Goal: Return the listing below verbatim. Pictures do not belong in the copy.

[begin Information provided]

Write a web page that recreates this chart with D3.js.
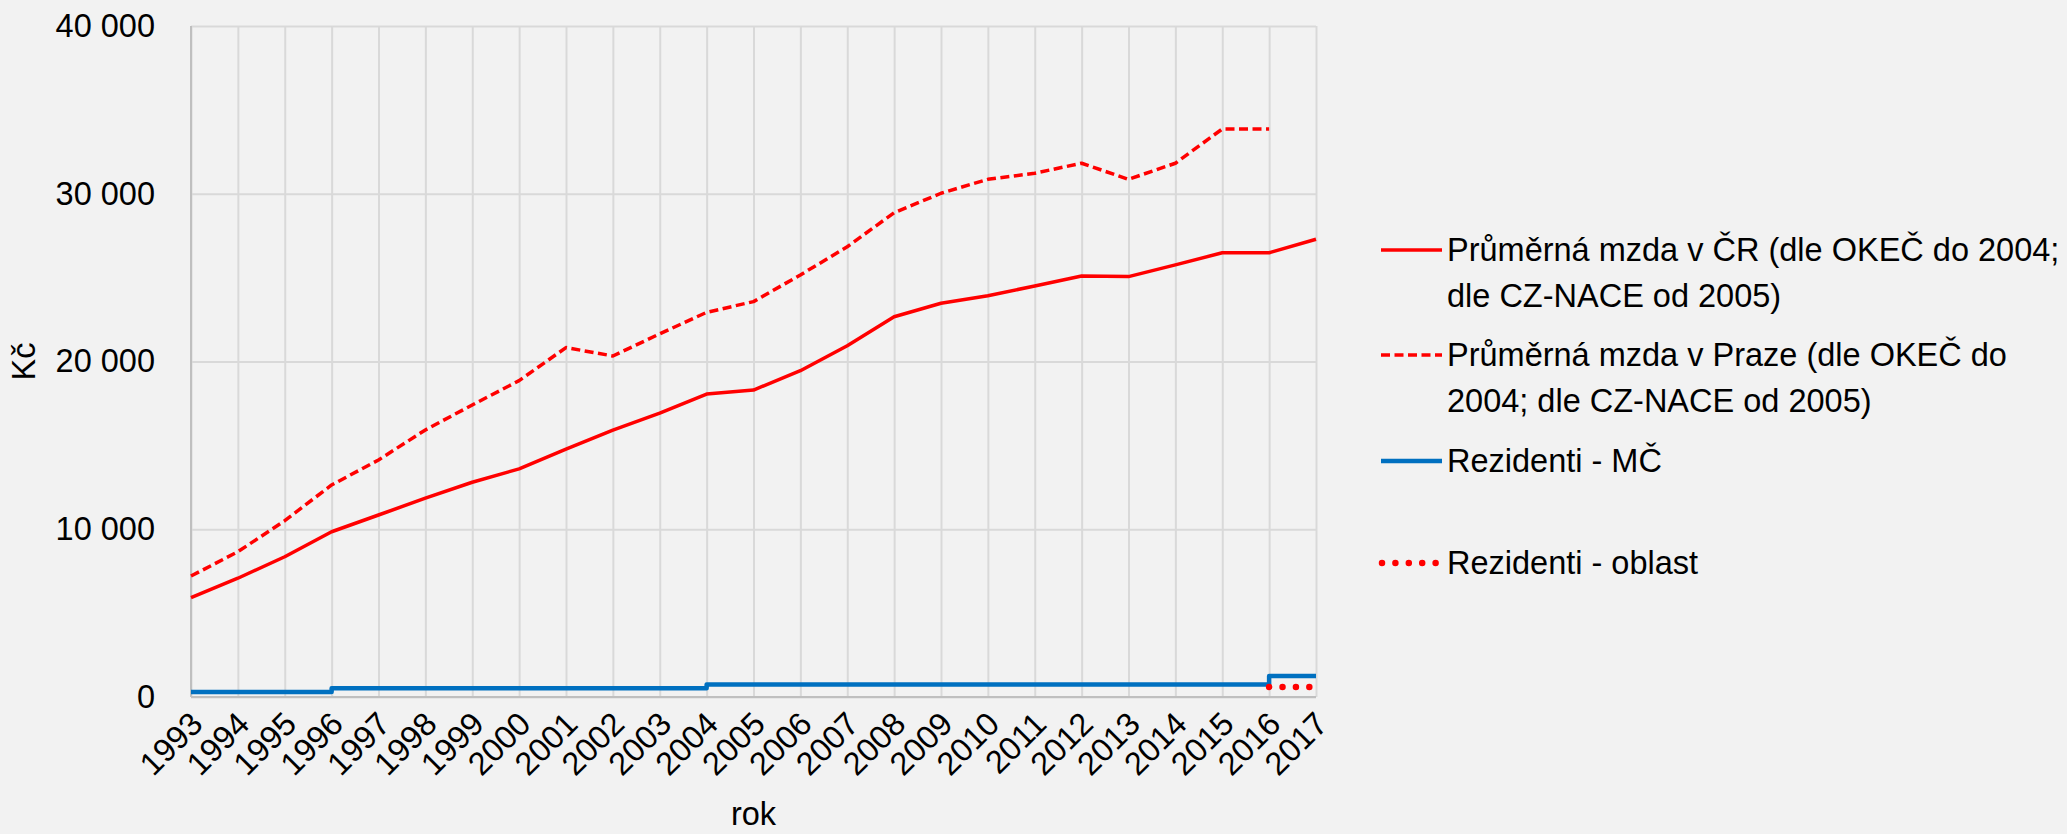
<!DOCTYPE html>
<html>
<head>
<meta charset="utf-8">
<script src="https://cdn.jsdelivr.net/npm/d3@7"></script>
<style>
	body { margin: 0; background: #f2f2f2; }
	svg { display: block; font-family: 'Liberation Sans', Arial, sans-serif; }
</style>
</head>
<body>
<div id="chart"></div>
<script>
const years = [1993, 1994, 1995, 1996, 1997, 1998, 1999, 2000, 2001, 2002, 2003, 2004, 2005,
	2006, 2007, 2008, 2009, 2010, 2011, 2012, 2013, 2014, 2015, 2016, 2017];
const yTicks = [0, 10000, 20000, 30000, 40000];

// Průměrná mzda v ČR
const mzdaCR = [5920, 7080, 8360, 9850, 10850, 11850, 12800, 13600, 14770, 15910, 16920, 18060, 18300,
	19450, 20940, 22670, 23470, 23920, 24500, 25100, 25060, 25760, 26480, 26480, 27290];
// Průměrná mzda v Praze (no value for 2017)
const mzdaPraha = [7210, 8660, 10510, 12640, 14130, 15920, 17410, 18860, 20830, 20330, 21650, 22930, 23570,
	25160, 26840, 28870, 30030, 30860, 31220, 31820, 30860, 31820, 33860, 33860, null];
// Rezidenti - MČ (step values)
const rezidentiMC = [300, 300, 300, 520, 520, 520, 520, 520, 520, 520, 520, 740, 740,
	740, 740, 740, 740, 740, 740, 740, 740, 740, 740, 1250, 1250];
// Rezidenti - oblast
const rezidentiOblast = [null, null, null, null, null, null, null, null, null, null, null, null, null,
	null, null, null, null, null, null, null, null, null, null, 600, 600];

const seriesNames = [
	['Průměrná mzda v ČR (dle OKEČ do 2004;', 'dle CZ-NACE od 2005)'],
	['Průměrná mzda v Praze (dle OKEČ do', '2004; dle CZ-NACE od 2005)'],
	['Rezidenti - MČ'],
	['Rezidenti - oblast']
];

function drawChart(containerId) {
	const options = {
		width: 2067,
		height: 834,
		margin: { top: 26, right: 751, bottom: 137, left: 191 },
		bgColor: '#f2f2f2',
		gridColor: '#d9d9d9',
		axisColor: '#bfbfbf',
		fontSize: 32.5
	};
	const w = options.width - options.margin.left - options.margin.right;
	const h = options.height - options.margin.top - options.margin.bottom;

	const czLocale = d3.formatLocale({ decimal: ',', thousands: ' ', grouping: [3], currency: ['', ' Kč'] });
	const fmt = czLocale.format(',d');

	var $svg = d3.select(`#${containerId}`).append('svg')
		.attr('width', options.width)
		.attr('height', options.height)
		.style('background-color', options.bgColor)
		.style('font-size', options.fontSize + 'px');

	var $g = $svg.append('g')
		.attr('transform', `translate(${options.margin.left},${options.margin.top})`);

	const x = d3.scaleLinear().domain([years[0], years[years.length - 1]]).range([0, w]);
	const y = d3.scaleLinear().domain([0, 40000]).range([h, 0]);

	// horizontal gridlines + y labels
	const $yAxis = $g.append('g')
		.call(d3.axisLeft(y).tickValues(yTicks).tickSize(-w).tickPadding(36).tickFormat(fmt));
	$yAxis.select('.domain').remove();
	$yAxis.selectAll('line').attr('stroke', options.gridColor).attr('stroke-width', 2);
	$yAxis.selectAll('text')
		.attr('fill', '#000')
		.style('font-size', options.fontSize + 'px')
		.style('font-family', 'Liberation Sans, Arial, sans-serif');

	// vertical gridlines + year labels
	const $xAxis = $g.append('g')
		.attr('transform', `translate(0,${h})`)
		.call(d3.axisBottom(x).tickValues(years).tickSize(-h).tickFormat(d3.format('d')));
	$xAxis.select('.domain').remove();
	$xAxis.selectAll('line').attr('stroke', options.gridColor).attr('stroke-width', 2);
	$xAxis.selectAll('text')
		.attr('fill', '#000')
		.attr('y', 0)
		.attr('dy', 0)
		.attr('text-anchor', 'end')
		.attr('transform', 'translate(13,29) rotate(-45)')
		.style('font-size', options.fontSize + 'px')
		.style('font-family', 'Liberation Sans, Arial, sans-serif');

	// axis lines
	$g.append('line')
		.attr('x1', 0).attr('x2', 0).attr('y1', 0).attr('y2', h)
		.attr('stroke', options.axisColor).attr('stroke-width', 2);
	$g.append('line')
		.attr('x1', 0).attr('x2', w).attr('y1', h).attr('y2', h)
		.attr('stroke', options.axisColor).attr('stroke-width', 2);

	const styles = [
		{ color: '#ff0000', width: 3.5, dash: null, cap: 'butt' },
		{ color: '#ff0000', width: 3.5, dash: '9 4.5', cap: 'butt' },
		{ color: '#0070c0', width: 4.5, dash: null, cap: 'butt' },
		{ color: '#ff0000', width: 6.5, dash: '0 13.4', cap: 'round' }
	];
	const allSeries = [mzdaCR, mzdaPraha, rezidentiMC, rezidentiOblast];

	const line = d3.line()
		.defined((d) => d.v !== null)
		.x((d) => x(d.year))
		.y((d) => y(d.v));

	allSeries.forEach((values, i) => {
		const pts = years.map((year, j) => ({ year: year, v: values[j] }));
		const st = styles[i];
		$g.append('path')
			.datum(pts)
			.attr('d', line.curve(i === 2 ? d3.curveStepAfter : d3.curveLinear))
			.attr('fill', 'none')
			.attr('stroke', st.color)
			.attr('stroke-width', st.width)
			.attr('stroke-dasharray', st.dash)
			.attr('stroke-linecap', st.cap)
			.attr('stroke-linejoin', 'round');
	});

	// axis titles
	$svg.append('text')
		.attr('transform', `translate(24,${options.margin.top + h / 2}) rotate(-90)`)
		.attr('text-anchor', 'middle')
		.attr('dy', '0.35em')
		.text('Kč');
	$svg.append('text')
		.attr('x', options.margin.left + w / 2)
		.attr('y', 825)
		.attr('text-anchor', 'middle')
		.text('rok');

	// legend
	const legendY = [250, 355, 461, 563];
	const lineHeight = 46;
	seriesNames.forEach((rows, i) => {
		const st = styles[i];
		const $item = $svg.append('g').attr('transform', `translate(1381,${legendY[i]})`);
		$item.append('line')
			.attr('x1', i === 3 ? 1 : 0).attr('x2', i === 3 ? 56 : 61)
			.attr('stroke', st.color)
			.attr('stroke-width', st.width)
			.attr('stroke-dasharray', st.dash)
			.attr('stroke-linecap', st.cap);
		rows.forEach((r, k) => {
			$item.append('text')
				.attr('x', 66)
				.attr('y', k * lineHeight)
				.attr('dy', '0.35em')
				.text(r);
		});
	});
}

drawChart('chart');
</script>
</body>
</html>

[end Information provided]

Result of this exercise:
Write a web page that recreates this chart with D3.js.
<!DOCTYPE html>
<html>
<head>
<meta charset="utf-8">
<script src="https://cdn.jsdelivr.net/npm/d3@7"></script>
<style>
	body { margin: 0; background: #f2f2f2; }
	svg { display: block; font-family: 'Liberation Sans', Arial, sans-serif; }
</style>
</head>
<body>
<div id="chart"></div>
<script>
const years = [1993, 1994, 1995, 1996, 1997, 1998, 1999, 2000, 2001, 2002, 2003, 2004, 2005,
	2006, 2007, 2008, 2009, 2010, 2011, 2012, 2013, 2014, 2015, 2016, 2017];
const yTicks = [0, 10000, 20000, 30000, 40000];

// Průměrná mzda v ČR
const mzdaCR = [5920, 7080, 8360, 9850, 10850, 11850, 12800, 13600, 14770, 15910, 16920, 18060, 18300,
	19450, 20940, 22670, 23470, 23920, 24500, 25100, 25060, 25760, 26480, 26480, 27290];
// Průměrná mzda v Praze (no value for 2017)
const mzdaPraha = [7210, 8660, 10510, 12640, 14130, 15920, 17410, 18860, 20830, 20330, 21650, 22930, 23570,
	25160, 26840, 28870, 30030, 30860, 31220, 31820, 30860, 31820, 33860, 33860, null];
// Rezidenti - MČ (step values)
const rezidentiMC = [300, 300, 300, 520, 520, 520, 520, 520, 520, 520, 520, 740, 740,
	740, 740, 740, 740, 740, 740, 740, 740, 740, 740, 1250, 1250];
// Rezidenti - oblast
const rezidentiOblast = [null, null, null, null, null, null, null, null, null, null, null, null, null,
	null, null, null, null, null, null, null, null, null, null, 600, 600];

const seriesNames = [
	['Průměrná mzda v ČR (dle OKEČ do 2004;', 'dle CZ-NACE od 2005)'],
	['Průměrná mzda v Praze (dle OKEČ do', '2004; dle CZ-NACE od 2005)'],
	['Rezidenti - MČ'],
	['Rezidenti - oblast']
];

function drawChart(containerId) {
	const options = {
		width: 2067,
		height: 834,
		margin: { top: 26, right: 751, bottom: 137, left: 191 },
		bgColor: '#f2f2f2',
		gridColor: '#d9d9d9',
		axisColor: '#bfbfbf',
		fontSize: 32.5
	};
	const w = options.width - options.margin.left - options.margin.right;
	const h = options.height - options.margin.top - options.margin.bottom;

	const czLocale = d3.formatLocale({ decimal: ',', thousands: ' ', grouping: [3], currency: ['', ' Kč'] });
	const fmt = czLocale.format(',d');

	var $svg = d3.select(`#${containerId}`).append('svg')
		.attr('width', options.width)
		.attr('height', options.height)
		.style('background-color', options.bgColor)
		.style('font-size', options.fontSize + 'px');

	var $g = $svg.append('g')
		.attr('transform', `translate(${options.margin.left},${options.margin.top})`);

	const x = d3.scaleLinear().domain([years[0], years[years.length - 1]]).range([0, w]);
	const y = d3.scaleLinear().domain([0, 40000]).range([h, 0]);

	// horizontal gridlines + y labels
	const $yAxis = $g.append('g')
		.call(d3.axisLeft(y).tickValues(yTicks).tickSize(-w).tickPadding(36).tickFormat(fmt));
	$yAxis.select('.domain').remove();
	$yAxis.selectAll('line').attr('stroke', options.gridColor).attr('stroke-width', 2);
	$yAxis.selectAll('text')
		.attr('fill', '#000')
		.style('font-size', options.fontSize + 'px')
		.style('font-family', 'Liberation Sans, Arial, sans-serif');

	// vertical gridlines + year labels
	const $xAxis = $g.append('g')
		.attr('transform', `translate(0,${h})`)
		.call(d3.axisBottom(x).tickValues(years).tickSize(-h).tickFormat(d3.format('d')));
	$xAxis.select('.domain').remove();
	$xAxis.selectAll('line').attr('stroke', options.gridColor).attr('stroke-width', 2);
	$xAxis.selectAll('text')
		.attr('fill', '#000')
		.attr('y', 0)
		.attr('dy', 0)
		.attr('text-anchor', 'end')
		.attr('transform', 'translate(13,29) rotate(-45)')
		.style('font-size', options.fontSize + 'px')
		.style('font-family', 'Liberation Sans, Arial, sans-serif');

	// axis lines
	$g.append('line')
		.attr('x1', 0).attr('x2', 0).attr('y1', 0).attr('y2', h)
		.attr('stroke', options.axisColor).attr('stroke-width', 2);
	$g.append('line')
		.attr('x1', 0).attr('x2', w).attr('y1', h).attr('y2', h)
		.attr('stroke', options.axisColor).attr('stroke-width', 2);

	const styles = [
		{ color: '#ff0000', width: 3.5, dash: null, cap: 'butt' },
		{ color: '#ff0000', width: 3.5, dash: '9 4.5', cap: 'butt' },
		{ color: '#0070c0', width: 4.5, dash: null, cap: 'butt' },
		{ color: '#ff0000', width: 6.5, dash: '0 13.4', cap: 'round' }
	];
	const allSeries = [mzdaCR, mzdaPraha, rezidentiMC, rezidentiOblast];

	const line = d3.line()
		.defined((d) => d.v !== null)
		.x((d) => x(d.year))
		.y((d) => y(d.v));

	allSeries.forEach((values, i) => {
		const pts = years.map((year, j) => ({ year: year, v: values[j] }));
		const st = styles[i];
		$g.append('path')
			.datum(pts)
			.attr('d', line.curve(i === 2 ? d3.curveStepAfter : d3.curveLinear))
			.attr('fill', 'none')
			.attr('stroke', st.color)
			.attr('stroke-width', st.width)
			.attr('stroke-dasharray', st.dash)
			.attr('stroke-linecap', st.cap)
			.attr('stroke-linejoin', 'round');
	});

	// axis titles
	$svg.append('text')
		.attr('transform', `translate(24,${options.margin.top + h / 2}) rotate(-90)`)
		.attr('text-anchor', 'middle')
		.attr('dy', '0.35em')
		.text('Kč');
	$svg.append('text')
		.attr('x', options.margin.left + w / 2)
		.attr('y', 825)
		.attr('text-anchor', 'middle')
		.text('rok');

	// legend
	const legendY = [250, 355, 461, 563];
	const lineHeight = 46;
	seriesNames.forEach((rows, i) => {
		const st = styles[i];
		const $item = $svg.append('g').attr('transform', `translate(1381,${legendY[i]})`);
		$item.append('line')
			.attr('x1', i === 3 ? 1 : 0).attr('x2', i === 3 ? 56 : 61)
			.attr('stroke', st.color)
			.attr('stroke-width', st.width)
			.attr('stroke-dasharray', st.dash)
			.attr('stroke-linecap', st.cap);
		rows.forEach((r, k) => {
			$item.append('text')
				.attr('x', 66)
				.attr('y', k * lineHeight)
				.attr('dy', '0.35em')
				.text(r);
		});
	});
}

drawChart('chart');
</script>
</body>
</html>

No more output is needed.